– Ой, спасибочки вам, голубчик Адам Михайлович! – розаном расцвела Раиса. – Не волнуйтесь, я вам и минуточки не помешаю, я ж купеческая вдова, свое место знать привыкла…
* * *
Знающая свое место купеческая вдова за несколько дней буквально преобразила жизнь Адама. И дело было вовсе не в сдобных плюшках, которыми Раиса потчевала его ровно в тот момент, когда заканчивался очередной опыт или просмотр препарата (Как она узнавала?). И не в узорах и мережках, которые она вышивала на пяльцах, уютно сидя в углу под лампой в потертом креслице. (Сначала она, чинно сложив руки на коленях, сидела на жестком стуле – других у Адама не водилось, а он сам работал на вертящемся железном табурете. И лишь потом он украдкой, оглядываясь, принес для нее кресло из больничного холла.) Удивительное преображение заключалось в том, что вопреки всем своим правилам и даже чертам характера Адам с Раисой – говорил. Говорил обо всем подряд, вперемешку, словно узник, выпущенный из одиночной камеры Петропавловской крепости. Рассказывал о своей дружбе с Аркадием Арабажиным. О том, что в этой дружбе именно его, Адама Кауфмана, все и всегда считали первым номером, замечая лишь острый и быстрый ум, но на самом деле именно Аркадий, с его гармонией неторопливого ума и любви к людям достоин был уважения и даже подражания. Чуть не впервые в жизни говорил с посторонним человеком и о своей семье – трогательно заботливой и смешной еврейской родне, частично московской, частично приехавшей из Кишинева после тамошних погромов. О мудрой бабушке Рахили. О детях – сыне и дочке. О своей заветной мечте – иметь собственную клинику нервных и психических болезней, в которой можно будет, ни с кем не сообразуясь, применять для облегчения страданий больных самые передовые из имеющихся методов и даже изобретать новые.

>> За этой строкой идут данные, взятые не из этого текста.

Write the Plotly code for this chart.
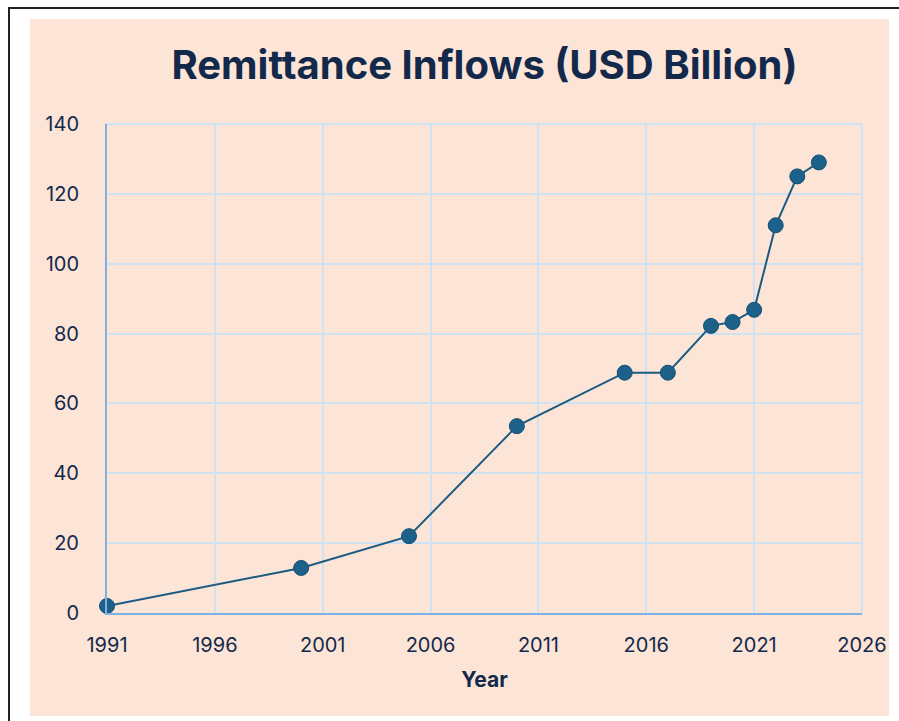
import plotly.graph_objects as go

years = [1991, 2000, 2005, 2010, 2015, 2017, 2019, 2020, 2021, 2022, 2023, 2024]
inflows = [2.0, 12.9, 22.0, 53.5, 68.8, 68.8, 82.2, 83.3, 86.8, 111.0, 125.0, 129.0]

W, H = 899, 721
L, R, T, B = 107, 862, 124, 613
pw, ph = R - L, B - T

def px(x):
    return (x - L) / pw

def py(y):
    return (B - y) / ph

navy = "#13294b"
grid = "#cfe2f3"
axis_col = "#7eb0e2"

fig = go.Figure()
fig.add_trace(go.Scatter(
    x=years, y=inflows, mode="lines+markers", cliponaxis=False,
    line=dict(color="#1a5b82", width=2),
    marker=dict(size=15, color="#1b6189", line=dict(color="#164f72", width=1)),
    showlegend=False,
))

fig.update_layout(
    width=W, height=H,
    margin=dict(l=L, r=W - R, t=T, b=H - B, pad=0),
    paper_bgcolor="white",
    plot_bgcolor="#fce4d6",
    title=dict(text="<b>Remittance Inflows (USD Billion)</b>", x=0.5, xref="paper",
               y=1 - 65 / H, yanchor="middle",
               font=dict(family="Inter", size=40, color=navy)),
    font=dict(family="Inter", color=navy),
    xaxis=dict(range=[1991, 2026], tick0=1991, dtick=5, showgrid=True,
               gridcolor=grid, gridwidth=2, showline=True, linecolor=axis_col,
               linewidth=2, zeroline=False, ticks="", ticklabelstandoff=13,
               tickfont=dict(family="Inter", size=20, color=navy),
               title=dict(text="<b>Year</b>", standoff=16,
                          font=dict(family="Inter", size=21, color=navy))),
    yaxis=dict(range=[0, 140], dtick=20, showgrid=True, gridcolor=grid,
               gridwidth=2, showline=True, linecolor=axis_col, linewidth=2,
               zeroline=False, ticks="", ticklabelstandoff=22,
               tickfont=dict(family="Inter", size=20, color=navy)),
    shapes=[
        dict(type="rect", xref="paper", yref="paper", layer="below",
             x0=px(30), x1=px(889), y0=py(716), y1=py(19),
             fillcolor="#fce4d6", line=dict(width=0)),
        dict(type="rect", xref="paper", yref="paper", layer="below",
             x0=px(9), x1=px(910), y0=py(735), y1=py(8),
             fillcolor="rgba(0,0,0,0)", line=dict(color="#222222", width=2)),
        dict(type="line", xref="paper", yref="paper", layer="below",
             x0=0, x1=1, y0=1, y1=1, line=dict(color=grid, width=2)),
        dict(type="line", xref="paper", yref="paper", layer="below",
             x0=1, x1=1, y0=0, y1=1, line=dict(color=grid, width=2)),
    ],
)

fig.write_html("out.html")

Раиса умела слушать. Все принимала. Иногда просто начинала тихо плакать. Адама всегда, с детства бесили женские слезы (в семье Кауфманов плакали и даже рыдали часто, охотно, напоказ). У нее – слезы казались естественными и освежающими, как летний дождь, и пахли лесными фиалками (может быть, фиалками пах весь запас Раисиных носовых платков, но Адам об этом не задумывался). Иногда ему казалось, что она плачет за него – он отчетливо помнил себя с трех лет, но даже в детстве не мог припомнить себя плачущим. Вскоре он поймал себя на том, что объясняет ей каждый этап проводимых им опытов. Она слушала и задавала вопросы, почти всегда впопад. Однажды он не выдержал и спросил с язвительной бесцеремонностью:
– Раиса Прокопьевна, неужели вы понимаете про условные рефлексы и проводимость нервно-мышечных волокон?